Toyota, Honda and Nissan also joined in the industry's barrage of improved numbers. Toyota posted a 16.8 percent gain to 147,162 vehicles, while Nissan registered a 34 percent jump to 74,205.
Honda's sales rose 26.1 percent to 97,361 vehicles.
Overall, the seasonally adjusted annual rate of sales came in at 11.76 million cars and trucks, according to Autodata, up from a lowly 9.38 million a year ago, when the industry suffered from a hangover created by the cash-for-clunkers binge.
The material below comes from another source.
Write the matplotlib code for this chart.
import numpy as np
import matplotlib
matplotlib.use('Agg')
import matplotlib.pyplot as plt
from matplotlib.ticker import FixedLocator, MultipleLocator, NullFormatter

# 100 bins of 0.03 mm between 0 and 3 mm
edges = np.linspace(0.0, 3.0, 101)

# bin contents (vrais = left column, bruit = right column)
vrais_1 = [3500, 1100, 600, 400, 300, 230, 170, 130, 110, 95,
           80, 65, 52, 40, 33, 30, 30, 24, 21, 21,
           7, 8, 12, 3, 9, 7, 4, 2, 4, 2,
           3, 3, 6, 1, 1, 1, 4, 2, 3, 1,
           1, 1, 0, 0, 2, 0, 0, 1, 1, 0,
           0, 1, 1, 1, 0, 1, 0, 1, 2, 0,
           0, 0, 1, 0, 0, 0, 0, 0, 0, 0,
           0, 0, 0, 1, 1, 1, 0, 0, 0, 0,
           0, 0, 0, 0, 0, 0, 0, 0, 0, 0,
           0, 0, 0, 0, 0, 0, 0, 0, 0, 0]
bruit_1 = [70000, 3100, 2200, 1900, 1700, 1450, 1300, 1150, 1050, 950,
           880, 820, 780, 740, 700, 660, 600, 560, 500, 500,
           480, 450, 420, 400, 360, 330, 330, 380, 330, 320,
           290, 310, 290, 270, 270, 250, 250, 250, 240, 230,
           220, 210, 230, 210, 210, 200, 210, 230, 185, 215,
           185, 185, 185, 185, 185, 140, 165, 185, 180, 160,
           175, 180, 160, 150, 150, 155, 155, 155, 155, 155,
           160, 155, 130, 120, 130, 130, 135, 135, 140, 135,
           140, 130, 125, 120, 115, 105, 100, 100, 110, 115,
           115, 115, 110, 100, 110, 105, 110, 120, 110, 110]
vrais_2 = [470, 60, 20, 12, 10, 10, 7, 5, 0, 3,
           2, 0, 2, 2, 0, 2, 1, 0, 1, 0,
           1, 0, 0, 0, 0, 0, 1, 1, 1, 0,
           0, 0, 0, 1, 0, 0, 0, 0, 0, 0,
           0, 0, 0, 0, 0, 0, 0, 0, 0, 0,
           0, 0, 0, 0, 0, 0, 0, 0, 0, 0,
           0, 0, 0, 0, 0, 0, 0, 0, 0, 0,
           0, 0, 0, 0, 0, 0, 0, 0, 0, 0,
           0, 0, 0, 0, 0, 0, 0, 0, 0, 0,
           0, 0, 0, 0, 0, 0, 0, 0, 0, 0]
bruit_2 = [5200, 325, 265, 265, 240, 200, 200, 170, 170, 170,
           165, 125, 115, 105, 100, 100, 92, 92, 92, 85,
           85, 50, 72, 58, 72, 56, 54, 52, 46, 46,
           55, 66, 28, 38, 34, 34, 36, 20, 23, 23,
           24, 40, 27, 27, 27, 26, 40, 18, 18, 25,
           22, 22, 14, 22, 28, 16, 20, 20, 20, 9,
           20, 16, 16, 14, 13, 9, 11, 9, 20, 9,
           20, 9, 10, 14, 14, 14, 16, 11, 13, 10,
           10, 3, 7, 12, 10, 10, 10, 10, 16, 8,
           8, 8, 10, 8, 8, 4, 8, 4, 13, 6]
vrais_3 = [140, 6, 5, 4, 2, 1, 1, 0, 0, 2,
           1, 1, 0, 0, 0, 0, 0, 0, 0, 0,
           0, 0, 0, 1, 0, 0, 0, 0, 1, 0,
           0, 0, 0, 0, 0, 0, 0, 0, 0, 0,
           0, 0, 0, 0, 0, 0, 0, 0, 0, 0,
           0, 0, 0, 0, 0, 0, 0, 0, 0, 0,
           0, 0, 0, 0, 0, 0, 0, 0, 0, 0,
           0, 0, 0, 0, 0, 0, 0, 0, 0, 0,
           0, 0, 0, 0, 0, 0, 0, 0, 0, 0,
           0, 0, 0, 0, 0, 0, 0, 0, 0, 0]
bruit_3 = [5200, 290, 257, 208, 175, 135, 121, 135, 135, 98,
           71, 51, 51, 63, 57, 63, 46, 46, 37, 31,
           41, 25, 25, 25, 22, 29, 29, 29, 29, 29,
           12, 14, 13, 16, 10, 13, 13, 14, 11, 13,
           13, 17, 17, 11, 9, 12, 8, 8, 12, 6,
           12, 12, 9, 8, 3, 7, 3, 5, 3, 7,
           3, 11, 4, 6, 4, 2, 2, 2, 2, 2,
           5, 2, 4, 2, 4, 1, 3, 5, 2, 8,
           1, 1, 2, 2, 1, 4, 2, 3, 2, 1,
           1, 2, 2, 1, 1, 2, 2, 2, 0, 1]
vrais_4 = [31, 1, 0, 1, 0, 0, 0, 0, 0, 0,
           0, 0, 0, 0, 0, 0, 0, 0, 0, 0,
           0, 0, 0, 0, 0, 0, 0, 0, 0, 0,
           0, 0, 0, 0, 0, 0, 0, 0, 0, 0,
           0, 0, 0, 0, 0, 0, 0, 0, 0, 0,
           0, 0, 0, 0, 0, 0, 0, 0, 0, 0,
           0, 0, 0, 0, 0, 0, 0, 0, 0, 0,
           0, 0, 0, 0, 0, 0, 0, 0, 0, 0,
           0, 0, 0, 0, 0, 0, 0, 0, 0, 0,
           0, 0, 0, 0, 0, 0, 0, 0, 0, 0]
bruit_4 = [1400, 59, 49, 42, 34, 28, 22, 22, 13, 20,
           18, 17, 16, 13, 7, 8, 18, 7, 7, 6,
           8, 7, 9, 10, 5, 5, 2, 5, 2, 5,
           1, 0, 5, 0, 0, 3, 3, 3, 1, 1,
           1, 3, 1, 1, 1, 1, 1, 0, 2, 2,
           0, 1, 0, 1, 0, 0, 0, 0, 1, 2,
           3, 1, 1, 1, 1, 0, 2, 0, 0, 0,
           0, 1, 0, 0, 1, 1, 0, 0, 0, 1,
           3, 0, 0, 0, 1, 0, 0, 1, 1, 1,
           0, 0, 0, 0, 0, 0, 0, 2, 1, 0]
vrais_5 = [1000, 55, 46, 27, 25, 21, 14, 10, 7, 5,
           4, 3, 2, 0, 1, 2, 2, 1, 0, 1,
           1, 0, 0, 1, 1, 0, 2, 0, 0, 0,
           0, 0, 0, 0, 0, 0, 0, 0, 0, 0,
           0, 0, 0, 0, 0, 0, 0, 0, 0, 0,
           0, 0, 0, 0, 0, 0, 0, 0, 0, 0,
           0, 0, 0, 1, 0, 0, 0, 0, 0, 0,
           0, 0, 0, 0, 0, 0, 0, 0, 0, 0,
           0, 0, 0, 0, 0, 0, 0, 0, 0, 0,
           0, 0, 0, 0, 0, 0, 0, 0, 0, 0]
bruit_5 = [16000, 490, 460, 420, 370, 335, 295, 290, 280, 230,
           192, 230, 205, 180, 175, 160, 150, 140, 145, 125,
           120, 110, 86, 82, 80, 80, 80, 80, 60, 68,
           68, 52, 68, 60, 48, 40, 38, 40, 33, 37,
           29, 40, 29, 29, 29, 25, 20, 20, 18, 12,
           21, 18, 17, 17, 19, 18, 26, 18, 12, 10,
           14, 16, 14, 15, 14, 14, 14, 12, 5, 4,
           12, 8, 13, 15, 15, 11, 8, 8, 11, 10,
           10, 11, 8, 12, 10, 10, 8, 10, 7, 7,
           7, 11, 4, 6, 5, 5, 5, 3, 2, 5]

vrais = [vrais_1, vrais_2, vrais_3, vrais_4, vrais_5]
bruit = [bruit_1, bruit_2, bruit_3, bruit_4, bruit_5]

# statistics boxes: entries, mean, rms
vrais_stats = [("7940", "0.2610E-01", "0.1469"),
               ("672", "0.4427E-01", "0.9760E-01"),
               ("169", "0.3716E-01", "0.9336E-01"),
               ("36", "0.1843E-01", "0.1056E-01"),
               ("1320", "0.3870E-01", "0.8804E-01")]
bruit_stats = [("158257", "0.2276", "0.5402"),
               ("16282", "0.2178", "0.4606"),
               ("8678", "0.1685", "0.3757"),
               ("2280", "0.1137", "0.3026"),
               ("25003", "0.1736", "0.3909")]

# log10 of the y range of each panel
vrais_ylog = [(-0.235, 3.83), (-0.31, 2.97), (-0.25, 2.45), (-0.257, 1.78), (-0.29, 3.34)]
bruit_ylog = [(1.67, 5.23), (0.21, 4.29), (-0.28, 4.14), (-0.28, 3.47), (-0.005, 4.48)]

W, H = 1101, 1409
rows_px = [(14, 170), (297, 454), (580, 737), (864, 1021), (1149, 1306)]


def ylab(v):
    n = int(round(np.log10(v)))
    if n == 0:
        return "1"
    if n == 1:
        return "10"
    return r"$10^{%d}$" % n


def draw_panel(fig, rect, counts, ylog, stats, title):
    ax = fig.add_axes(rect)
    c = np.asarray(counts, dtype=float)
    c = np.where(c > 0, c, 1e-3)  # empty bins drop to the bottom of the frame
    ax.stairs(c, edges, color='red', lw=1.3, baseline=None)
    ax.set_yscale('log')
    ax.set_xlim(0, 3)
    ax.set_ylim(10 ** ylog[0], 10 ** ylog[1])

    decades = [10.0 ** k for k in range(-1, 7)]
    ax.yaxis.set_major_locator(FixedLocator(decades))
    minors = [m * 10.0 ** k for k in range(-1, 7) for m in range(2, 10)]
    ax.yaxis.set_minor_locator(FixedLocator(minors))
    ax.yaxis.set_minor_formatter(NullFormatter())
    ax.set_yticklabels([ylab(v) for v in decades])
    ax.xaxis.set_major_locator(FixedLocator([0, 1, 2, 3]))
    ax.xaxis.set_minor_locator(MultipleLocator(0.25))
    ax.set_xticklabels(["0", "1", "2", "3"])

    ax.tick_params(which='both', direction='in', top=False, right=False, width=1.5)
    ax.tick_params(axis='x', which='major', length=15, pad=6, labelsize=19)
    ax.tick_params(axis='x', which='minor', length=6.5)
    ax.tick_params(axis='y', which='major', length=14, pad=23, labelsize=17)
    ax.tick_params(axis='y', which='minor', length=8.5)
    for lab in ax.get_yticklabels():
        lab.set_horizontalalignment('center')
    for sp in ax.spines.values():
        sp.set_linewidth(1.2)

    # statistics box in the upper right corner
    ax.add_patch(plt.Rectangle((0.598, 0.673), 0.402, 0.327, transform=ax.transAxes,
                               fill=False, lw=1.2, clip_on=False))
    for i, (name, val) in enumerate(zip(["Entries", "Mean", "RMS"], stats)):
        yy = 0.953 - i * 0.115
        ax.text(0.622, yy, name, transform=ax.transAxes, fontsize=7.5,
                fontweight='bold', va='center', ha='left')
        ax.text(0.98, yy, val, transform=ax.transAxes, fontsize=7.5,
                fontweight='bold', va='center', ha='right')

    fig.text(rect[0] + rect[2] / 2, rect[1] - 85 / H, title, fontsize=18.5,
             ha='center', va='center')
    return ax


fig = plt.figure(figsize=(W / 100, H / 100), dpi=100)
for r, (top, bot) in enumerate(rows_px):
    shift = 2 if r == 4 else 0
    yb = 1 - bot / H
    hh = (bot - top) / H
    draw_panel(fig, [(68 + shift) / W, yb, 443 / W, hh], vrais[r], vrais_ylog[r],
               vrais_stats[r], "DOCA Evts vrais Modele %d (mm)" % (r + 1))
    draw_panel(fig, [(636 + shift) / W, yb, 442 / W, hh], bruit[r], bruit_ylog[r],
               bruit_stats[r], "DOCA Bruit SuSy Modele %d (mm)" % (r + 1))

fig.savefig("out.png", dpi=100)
Chrysler was the biggest gainer last month. With Italy's Fiat SpA at the wheel, Chrysler said it sold 100,077 cars and trucks for the month, up from 62,197 a year earlier.
Ford reported a 46 percent surge, while General Motors came in with a 10.5 percent advance.
Paul Ballew, former GM analyst and chief economist at Nationwide, said that September results were pretty much in line with expectations and that he doesn't see much changing in the fourth quarter.
"This is a sales pattern that is very consistent with a hesitant economic backdrop," he said. "We're inching back toward more normal conditions, but the reality remains that we have a very long slog ahead of us."
Buyers remain cautious, responding to promotions and economic news, which means sales come in spurts. Still, those trends "encourage us that the buyers are out there and that the industry recovery will continue," said Bob Carter, group vice president at Toyota Motor Sales USA.
Don Johnson, GM's vice president of U.S. sales, took an upbeat but cautious stance on the current state of the industry during a conference call following the release of the monthly results.
"We still have a fairly weak housing market, and some of the economic and political uncertainties are continuing to put downward pressure on consumer confidence," he said.